Chinese nationals Xu Fujie and Huang Gin have been jailed for 30 years by the Tanzania Government for poaching wildlife.
This follows the ruling by the Kisutu Resident Magistrate’s Court which found them guilty of possessing 707 pieces of ivory worthy of USD 2.5 millions. These national were given a sentence of serving 30 years in prison or pay US 50 million dollars. They were arrested in November 2013.
A Sentence is a lesson to poachers
These two poachers met their fate yesterday in one of the heaviest sentences aimed at curbing the illegal trade. The Kisutu Resident Magistrate’s Court orders that Xu Fujie, 31, and Huang Gin, 51, pay a Tanzania Sh54.3 billion fine each or serve the lengthy jail term.
The jailing of the two is the latest in a series of heavy court judgments that has seen several Chinese and Tanzanians handed long jail sentences. This appears to be a renewed anti-poaching drive.
Resident Magistrate-in-charge Cyprian Mkeha had to adjourn the court session half way into pronouncing the judgment after one of the accussed, Xu Fujie, nearly collapsed in the dock, apparently shocked by the court’s decision. The court also ordered the confiscation of the ivory haul, and two cars that belonged to the poachers.

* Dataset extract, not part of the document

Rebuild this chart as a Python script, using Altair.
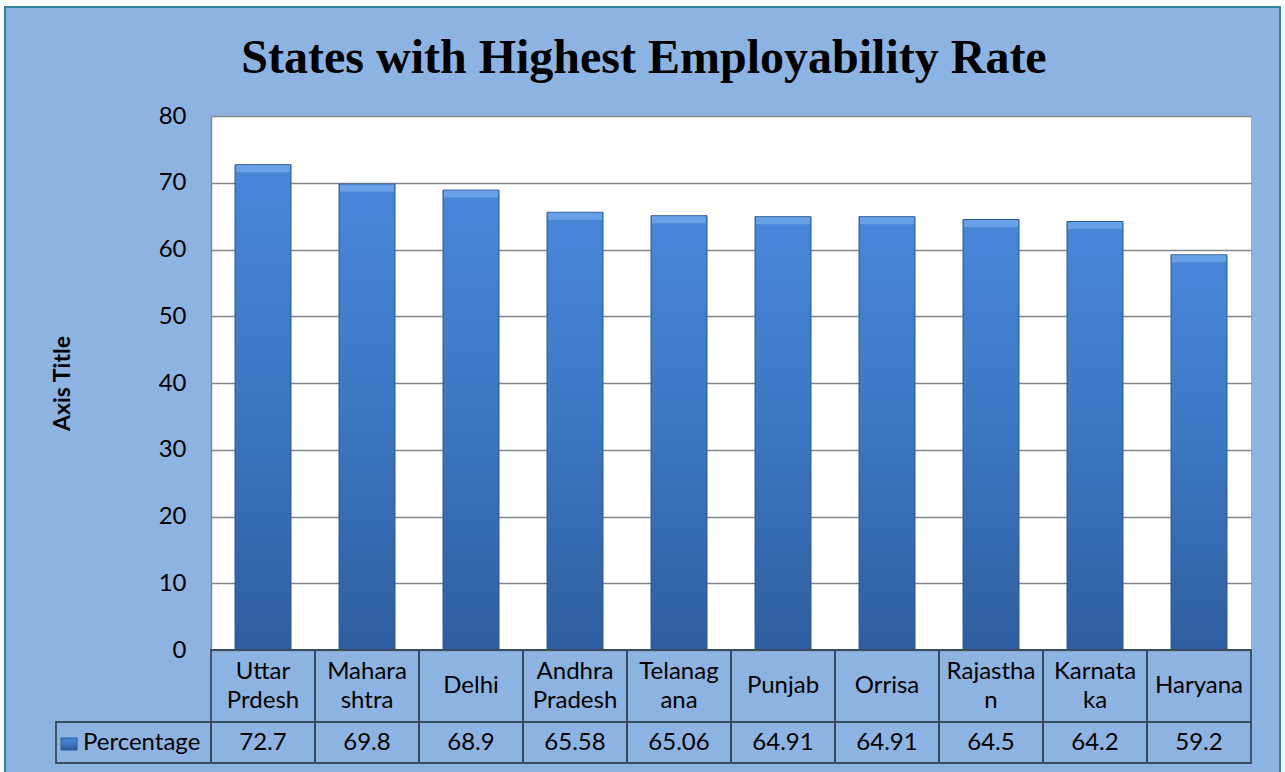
import altair as alt
import pandas as pd

# ---------------- data ----------------
states = ["Uttar\nPrdesh", "Mahara\nshtra", "Delhi", "Andhra\nPradesh", "Telanag\nana",
          "Punjab", "Orrisa", "Rajastha\nn", "Karnata\nka", "Haryana"]
values = [72.7, 69.8, 68.9, 65.58, 65.06, 64.91, 64.91, 64.5, 64.2, 59.2]
value_labels = ["72.7", "69.8", "68.9", "65.58", "65.06", "64.91", "64.91", "64.5", "64.2", "59.2"]
y_ticks = [0, 10, 20, 30, 40, 50, 60, 70, 80]
series_name = "Percentage"
title_text = "States with Highest Employability Rate"
axis_title = "Axis Title"

W, H = 1040, 534
BG = "#8DB3E2"
GRID = "#868686"
TABLE = "#3A4B5E"
FONT = "Lato"
LH = 29

df = pd.DataFrame({"state": states, "value": values, "label": value_labels})
one = pd.DataFrame({"t": [title_text], "s": [series_name]})

bar_grad = alt.LinearGradient(
    gradient="linear",
    stops=[alt.GradientStop(offset=0, color="#4887D8"),
           alt.GradientStop(offset=0.5, color="#3B76C2"),
           alt.GradientStop(offset=1, color="#2E5E9F")],
    x1=0, x2=0, y1=0, y2=1)

x_enc = alt.X("state:N", sort=states, axis=None,
              scale=alt.Scale(paddingInner=0, paddingOuter=0))

y_axis = alt.Axis(values=y_ticks, grid=True, gridColor=GRID, gridWidth=1.5,
                  domainColor=GRID, domainWidth=1.5, ticks=False,
                  labelFont=FONT, labelFontSize=24, labelColor="black", labelPadding=25,
                  title=axis_title, titleFont=FONT, titleFontSize=23, titleFontWeight="bold",
                  titleColor="black", titleX=-149, titleY=H / 2, titleAlign="center",
                  titleBaseline="middle")

base = alt.Chart(df)

bars = base.mark_bar(size=56, color=bar_grad, stroke="#2C5890", strokeWidth=1).encode(
    x=x_enc,
    y=alt.Y("value:Q", scale=alt.Scale(domain=[0, 80], nice=False), axis=y_axis),
)

bevel = base.mark_tick(size=54, thickness=7, yOffset=4, color="#6EA6EA", opacity=0.85).encode(
    x=x_enc, y=alt.Y("value:Q"),
)

cells1 = base.mark_rect(fillOpacity=0, stroke=TABLE, strokeWidth=1.8).encode(
    x=x_enc, y=alt.value(H), y2=alt.value(H + 72))
cells2 = base.mark_rect(fillOpacity=0, stroke=TABLE, strokeWidth=1.8).encode(
    x=x_enc, y=alt.value(H + 72), y2=alt.value(H + 113))

txt = dict(font=FONT, fontSize=24, lineBreak="\n", lineHeight=LH,
           baseline="middle", align="center", color="black")
cat_two = base.transform_filter("indexof(datum.state, '\\n') >= 0").mark_text(**txt).encode(
    x=x_enc, y=alt.value(H + 36 - LH / 2), text="state:N")
cat_one = base.transform_filter("indexof(datum.state, '\\n') < 0").mark_text(**txt).encode(
    x=x_enc, y=alt.value(H + 36), text="state:N")
val_text = base.mark_text(font=FONT, fontSize=24, baseline="middle", align="center",
                          color="black").encode(
    x=x_enc, y=alt.value(H + 93), text="label:N")

c1 = alt.Chart(one)
pct_cell = c1.mark_rect(fillOpacity=0, stroke=TABLE, strokeWidth=1.8).encode(
    x=alt.value(-155), x2=alt.value(0), y=alt.value(H + 72), y2=alt.value(H + 113))
pct_icon = c1.mark_rect(color=bar_grad, stroke="#2C5890", strokeWidth=1).encode(
    x=alt.value(-150), x2=alt.value(-134), y=alt.value(H + 88), y2=alt.value(H + 100))
pct_text = c1.mark_text(font=FONT, fontSize=24, baseline="middle", align="left",
                        color="black").encode(
    x=alt.value(-128), y=alt.value(H + 93), text="s:N")

title = c1.mark_text(font="Liberation Serif", fontSize=48, fontWeight="bold",
                     baseline="alphabetic", align="center", color="black").encode(
    x=alt.value(433), y=alt.value(-43), text="t:N")

# outer frame: white margins and teal border
strip_top = c1.mark_rect(color="white").encode(
    x=alt.value(-211), x2=alt.value(W + 34), y=alt.value(-116), y2=alt.value(-109))
strip_left = c1.mark_rect(color="white").encode(
    x=alt.value(-211), x2=alt.value(-206), y=alt.value(-116), y2=alt.value(H + 122))
strip_right = c1.mark_rect(color="white").encode(
    x=alt.value(W + 29), x2=alt.value(W + 34), y=alt.value(-116), y2=alt.value(H + 122))
border = c1.mark_rect(fillOpacity=0, stroke="#31859C", strokeWidth=2).encode(
    x=alt.value(-206), x2=alt.value(W + 29), y=alt.value(-109), y2=alt.value(H + 140))

chart = alt.layer(
    bars, bevel, cells1, cells2, cat_two, cat_one, val_text,
    pct_cell, pct_icon, pct_text, title,
    strip_top, strip_left, strip_right, border,
).properties(
    width=W, height=H,
    autosize=alt.AutoSizeParams(type="none"),
    padding={"left": 211, "top": 116, "right": 34, "bottom": 122},
    background=BG,
).configure_view(fill="white", stroke=None)

chart.save("out.html", embed_options={"renderer": "svg", "actions": False})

Magistrate Mkeha also convicted the Chinese of attempting to bribe the police and officers from the Wildlife department with Sh30.2 million. For this, they will serve five years in jail, and pay a Sh 1 million fine. However, the Chinese were acquitted of charges of possessing a bullet cartridge.
Magistrate Mkeha said the court had been satisfied with the testimony from nine prosecution witnesses and exhibits. “Considering the evidence adduced in court and the huge loss that the nation has suffered for the killing of 226 elephants, it is obvious the accused are a real threat to the elephant generation within the boundaries of our country,” said the magistrate. Evidence provided by nine prosecution witnesses proved the offence beyond all reasonable doubts, he said.

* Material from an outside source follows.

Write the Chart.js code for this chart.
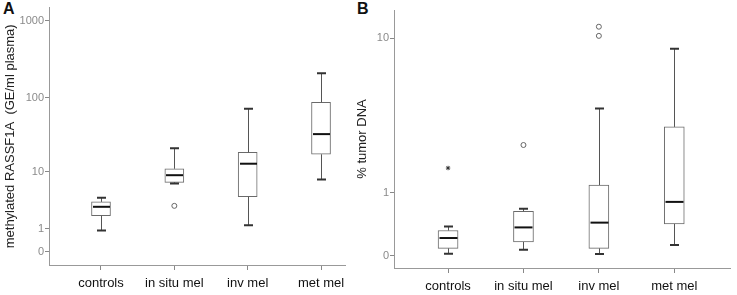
<!DOCTYPE html>
<html>
<head>
<meta charset="utf-8">
<script src="https://cdn.jsdelivr.net/npm/chart.js@4.4.1/dist/chart.umd.min.js"></script>
<style>
  body { margin: 0; background: #fff; width: 737px; height: 295px; overflow: hidden; position: relative; }
  canvas { position: absolute; top: 0; }
  .panel { position: absolute; top: 0; font: bold 16px "Liberation Sans", Arial, sans-serif; color: #111; }
</style>
</head>
<body>
<div class="panel" style="left:3px">A</div>
<div class="panel" style="left:357px">B</div>
<canvas id="chartA" width="355" height="295" style="left:0"></canvas>
<canvas id="chartB" width="382" height="295" style="left:355px"></canvas>
<script>
const categories = ["controls", "in situ mel", "inv mel", "met mel"];

// panel A: methylated RASSF1A (GE/ml plasma)
const aLow    = [0.90, 6.7, 1.22, 7.7];
const aQ1     = [1.95, 7.0, 4.2, 17.5];
const aMedian = [2.85, 8.9, 12.95, 32.8];
const aQ3     = [3.46, 11.0, 18.6, 86.5];
const aHigh   = [4.06, 21.1, 70.9, 207];
const aOutliers = [{ cat: 2, value: 2.96 }];
const aExtremes = [];
const aTicks = [0, 1, 10, 100, 1000];

// panel B: % tumor DNA
const bLow    = [0.022, 0.068, 0.019, 0.125];
const bQ1     = [0.084, 0.163, 0.084, 0.42];
const bMedian = [0.215, 0.366, 0.44, 0.81];
const bQ3     = [0.32, 0.63, 1.18, 3.14];
const bHigh   = [0.38, 0.68, 4.07, 8.8];
const bOutliers = [{ cat: 2, value: 2.39 }, { cat: 3, value: 10.3 }, { cat: 3, value: 11.5 }];
const bExtremes = [{ cat: 1, value: 1.63 }];
const bTicks = [0, 1, 10];

// axis is log10(x + 1), so 0 can be shown
const t = v => Math.log10(v + 1);
const FONT = "'Liberation Sans', Arial, sans-serif";

const whiskerPlugin = {
  id: "whiskers",
  afterDatasetsDraw(chart) {
    const ds = chart.data.datasets[0];
    const x = chart.scales.x, y = chart.scales.y;
    const ctx = chart.ctx;
    const half = ds.barThickness / 2;
    ctx.save();
    ds.data.forEach((d, i) => {
      const px = Math.round(x.getPixelForValue(d.x)) + 0.5;
      const low = y.getPixelForValue(t(ds.low[i]));
      const high = y.getPixelForValue(t(ds.high[i]));
      const q1 = y.getPixelForValue(d.y[0]);
      const q3 = y.getPixelForValue(d.y[1]);
      const med = y.getPixelForValue(t(ds.median[i]));
      ctx.strokeStyle = "#555";
      ctx.lineWidth = 1;
      ctx.beginPath();
      ctx.moveTo(px, q3); ctx.lineTo(px, high);
      ctx.moveTo(px, q1); ctx.lineTo(px, low);
      ctx.stroke();
      ctx.strokeStyle = "#333";
      ctx.lineWidth = 2;
      ctx.beginPath();
      ctx.moveTo(px - 4.5, high); ctx.lineTo(px + 4.5, high);
      ctx.moveTo(px - 4.5, low); ctx.lineTo(px + 4.5, low);
      ctx.stroke();
      ctx.strokeStyle = "#111";
      ctx.beginPath();
      ctx.moveTo(px - half + 1, med); ctx.lineTo(px + half - 1, med);
      ctx.stroke();
    });
    ctx.restore();
  }
};

function makeChart(id, cfg) {
  const boxes = categories.map((c, i) => ({ x: i + 1, y: [t(cfg.q1[i]), t(cfg.q3[i])] }));
  new Chart(document.getElementById(id), {
    type: "bar",
    data: {
      datasets: [
        {
          type: "bar",
          data: boxes,
          low: cfg.low, high: cfg.high, median: cfg.median,
          backgroundColor: "#fff",
          borderColor: "#6a6a6a",
          borderWidth: 1,
          borderSkipped: false,
          barThickness: cfg.boxWidth,
          order: 2
        },
        {
          type: "scatter",
          data: cfg.outliers.map(o => ({ x: o.cat, y: t(o.value) })),
          pointStyle: "circle",
          radius: 2.5,
          backgroundColor: "#fff",
          borderColor: "#666",
          borderWidth: 1,
          order: 1
        },
        {
          type: "scatter",
          data: cfg.extremes.map(o => ({ x: o.cat, y: t(o.value) })),
          pointStyle: "star",
          radius: 2.2,
          borderColor: "#333",
          borderWidth: 1,
          order: 1
        }
      ]
    },
    options: {
      responsive: false,
      animation: false,
      layout: { padding: { left: 0, top: cfg.top, right: cfg.right, bottom: 0 } },
      plugins: { legend: { display: false }, tooltip: { enabled: false } },
      scales: {
        x: {
          type: "linear",
          offset: false,
          min: cfg.xMin,
          max: cfg.xMax,
          afterBuildTicks: s => { s.ticks = categories.map((c, i) => ({ value: i + 1 })); },
          afterFit: s => { s.height = cfg.xHeight; },
          ticks: {
            callback: (v, i) => categories[i],
            color: "#111",
            font: { family: FONT, size: 13 },
            padding: cfg.labelPad,
            maxRotation: 0,
            autoSkip: false
          },
          grid: { offset: false, drawOnChartArea: false, tickLength: 5, color: "#888" },
          border: { color: "#999" }
        },
        y: {
          type: "linear",
          min: cfg.yMin,
          max: cfg.yMax,
          afterBuildTicks: s => { s.ticks = cfg.ticks.map(v => ({ value: t(v) })); },
          afterFit: s => { s.width = cfg.yWidth; },
          ticks: {
            callback: (v, i) => String(cfg.ticks[i]),
            color: "#8a8a8a",
            font: { family: FONT, size: 11 },
            padding: 1
          },
          grid: { drawOnChartArea: false, tickLength: 4, color: "#888" },
          border: { color: "#999" },
          title: {
            display: true,
            text: cfg.title,
            color: "#222",
            font: { family: FONT, size: 13 },
            padding: { top: cfg.titlePad, bottom: 0 }
          }
        }
      }
    },
    plugins: [whiskerPlugin]
  });
}

makeChart("chartA", {
  low: aLow, q1: aQ1, median: aMedian, q3: aQ3, high: aHigh,
  outliers: aOutliers, extremes: aExtremes, ticks: aTicks,
  title: "methylated RASSF1A  (GE/ml plasma)",
  boxWidth: 19, top: 4, right: 10, xHeight: 30, yWidth: 49, titlePad: 3, labelPad: 6,
  xMin: 0.291, xMax: 4.327, yMin: -0.170, yMax: 3.171
});

makeChart("chartB", {
  low: bLow, q1: bQ1, median: bMedian, q3: bQ3, high: bHigh,
  outliers: bOutliers, extremes: bExtremes, ticks: bTicks,
  title: "% tumor DNA",
  boxWidth: 20, top: 10, right: 7, xHeight: 27, yWidth: 39, titlePad: 0, labelPad: 6,
  xMin: 0.283, xMax: 4.739, yMin: -0.059, yMax: 1.177
});
</script>
</body>
</html>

The convicts entered the country in 2010 and stayed for three years until 2013 when they were arrested at Kifaru Street, Mikocheni B in Kinondoni District, Dar es Salaam. The duo posed as garlic importers and marine product exporters. The seized tusks were found in sacks of garlic in the house where the two lived. They had killed, he said, a quarter of all elephants killed in the country between 2010 and 2013.
One of the witnesses, Mr Nchimbi told the court that there was sufficient reason to believe the two Chinese were ring leaders and financiers of an elephant poaching syndicate in the country.

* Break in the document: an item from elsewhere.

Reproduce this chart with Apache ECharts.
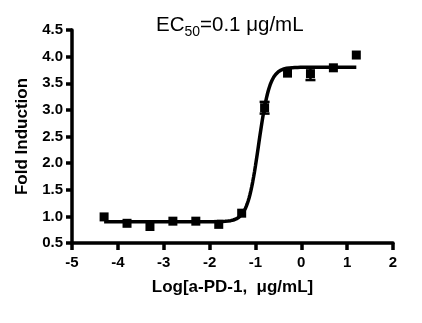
<!DOCTYPE html>
<html>
<head>
<meta charset="utf-8">
<script src="https://cdn.jsdelivr.net/npm/echarts@6/dist/echarts.min.js"></script>
<style>
  html, body { margin: 0; padding: 0; background: #fff; }
  #chart { width: 422px; height: 323px; }
</style>
</head>
<body>
<div id="chart"></div>
<script>
// Dose-response: fold induction vs log concentration of anti-PD-1 antibody
const logDose = [-4.3, -3.8, -3.3, -2.8, -2.3, -1.8, -1.3, -0.8, -0.3, 0.2, 0.7, 1.2];
const foldInduction = [0.99, 0.87, 0.81, 0.91, 0.91, 0.85, 1.06, 3.04, 3.69, 3.68, 3.79, 4.03];
// SEM; zero where the bar is smaller than the marker
const foldSem = [0, 0, 0, 0, 0, 0, 0, 0.11, 0, 0.12, 0, 0];

// Four-parameter logistic fit
const fitBottom = 0.90;
const fitTop = 3.80;
const fitLogEC50 = -0.93;
const fitHill = 3.55;
const fitRange = [-4.3, 1.2];

const xTicks = [-5, -4, -3, -2, -1, 0, 1, 2];
const yTicks = [0.5, 1.0, 1.5, 2.0, 2.5, 3.0, 3.5, 4.0, 4.5];

function logistic(x) {
  return fitBottom + (fitTop - fitBottom) / (1 + Math.pow(10, (fitLogEC50 - x) * fitHill));
}

const curve = [];
for (let i = 0; i <= 275; i++) {
  const x = fitRange[0] + (fitRange[1] - fitRange[0]) * i / 275;
  curve.push([x, logistic(x)]);
}

const points = logDose.map((x, i) => [x, foldInduction[i]]);
const bars = logDose
  .map((x, i) => [x, foldInduction[i] - foldSem[i], foldInduction[i] + foldSem[i], foldSem[i]])
  .filter(d => d[3] > 0);

const FONT = '"Liberation Sans", Arial, sans-serif';
const INK = '#000';

const chart = echarts.init(document.getElementById('chart'), null, { renderer: 'canvas' });
chart.setOption({
  animation: false,
  backgroundColor: '#fff',
  title: {
    text: '{a|EC}{s|50}{a|=0.1 μg/mL}',
    left: 151,
    top: 7,
    textStyle: {
      fontFamily: FONT,
      fontWeight: 'normal',
      lineHeight: 27,
      rich: {
        a: { fontFamily: FONT, fontSize: 20.5, fontWeight: 'normal', color: INK, verticalAlign: 'middle' },
        s: { fontFamily: FONT, fontSize: 14, fontWeight: 'normal', color: INK, verticalAlign: 'bottom' }
      }
    }
  },
  grid: { left: 72, right: 29, top: 30, bottom: 80, containLabel: false },
  xAxis: {
    type: 'value',
    min: xTicks[0],
    max: xTicks[xTicks.length - 1],
    interval: 1,
    name: 'Log[a-PD-1,  μg/mL]',
    nameLocation: 'middle',
    nameGap: 36,
    nameTextStyle: { fontFamily: FONT, fontSize: 17, fontWeight: 'bold', color: INK },
    axisLine: { show: true, onZero: false, lineStyle: { color: INK, width: 3.5 } },
    axisTick: { show: true, length: 7, lineStyle: { color: INK, width: 3.5 } },
    axisLabel: { fontFamily: FONT, fontSize: 15, fontWeight: 'bold', color: INK, margin: 12 },
    splitLine: { show: false }
  },
  yAxis: {
    type: 'value',
    min: yTicks[0],
    max: yTicks[yTicks.length - 1],
    interval: 0.5,
    name: 'Fold Induction',
    nameLocation: 'middle',
    nameGap: 38,
    nameTextStyle: { fontFamily: FONT, fontSize: 17, fontWeight: 'bold', color: INK },
    axisLine: { show: true, onZero: false, lineStyle: { color: INK, width: 3.5 } },
    axisTick: { show: true, length: 6, lineStyle: { color: INK, width: 3.5 } },
    axisLabel: {
      fontFamily: FONT, fontSize: 15, fontWeight: 'bold', color: INK, margin: 9,
      formatter: v => v.toFixed(1)
    },
    splitLine: { show: false }
  },
  series: [
    {
      name: 'fit',
      type: 'line',
      data: curve,
      showSymbol: false,
      symbol: 'none',
      smooth: false,
      lineStyle: { color: INK, width: 3.5 },
      z: 2
    },
    {
      name: 'sem',
      type: 'custom',
      data: bars,
      z: 3,
      renderItem: (params, api) => {
        const lo = api.coord([api.value(0), api.value(1)]);
        const hi = api.coord([api.value(0), api.value(2)]);
        const cap = 5;
        const style = { stroke: INK, lineWidth: 2.5 };
        return {
          type: 'group',
          children: [
            { type: 'line', shape: { x1: lo[0], y1: lo[1], x2: hi[0], y2: hi[1] }, style },
            { type: 'line', shape: { x1: lo[0] - cap, y1: lo[1], x2: lo[0] + cap, y2: lo[1] }, style },
            { type: 'line', shape: { x1: hi[0] - cap, y1: hi[1], x2: hi[0] + cap, y2: hi[1] }, style }
          ]
        };
      }
    },
    {
      name: 'mean',
      type: 'scatter',
      data: points,
      symbol: 'rect',
      symbolSize: 9,
      itemStyle: { color: INK, opacity: 1 },
      z: 4
    }
  ]
});
</script>
</body>
</html>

The dramatic arrest of the convicts was led by the then Tourism minister Khamis Kagasheki, who found the tusks cleverly mixed with shell and garlic to avoid suspicion. The tusks the duo were caught with weighed 1.8 tonnes and had an estimated value of $3.1 million (Sh5.4 billion).
The 706 pieces of ivory means about 226 elephant were killed to get the haul. Investigators, neighbours of the Chinese who witnessed the search and wildlife department officers were among the people who testified in the case.
Investigators worked for a month following a tip off that huge quantities of elephant tusks were being ferried from Lindi, Mtwara and Ruvuma regions to Dar es Salaam and sold to Chinese nationals at a Kinondoni Biafra in the city. The poachers had maintained innocence throughout the hearing of the case.
The lucrative Asian black market for rhino horn, used in traditional medicine, and ivory is blamed for a boom in poaching across Africa.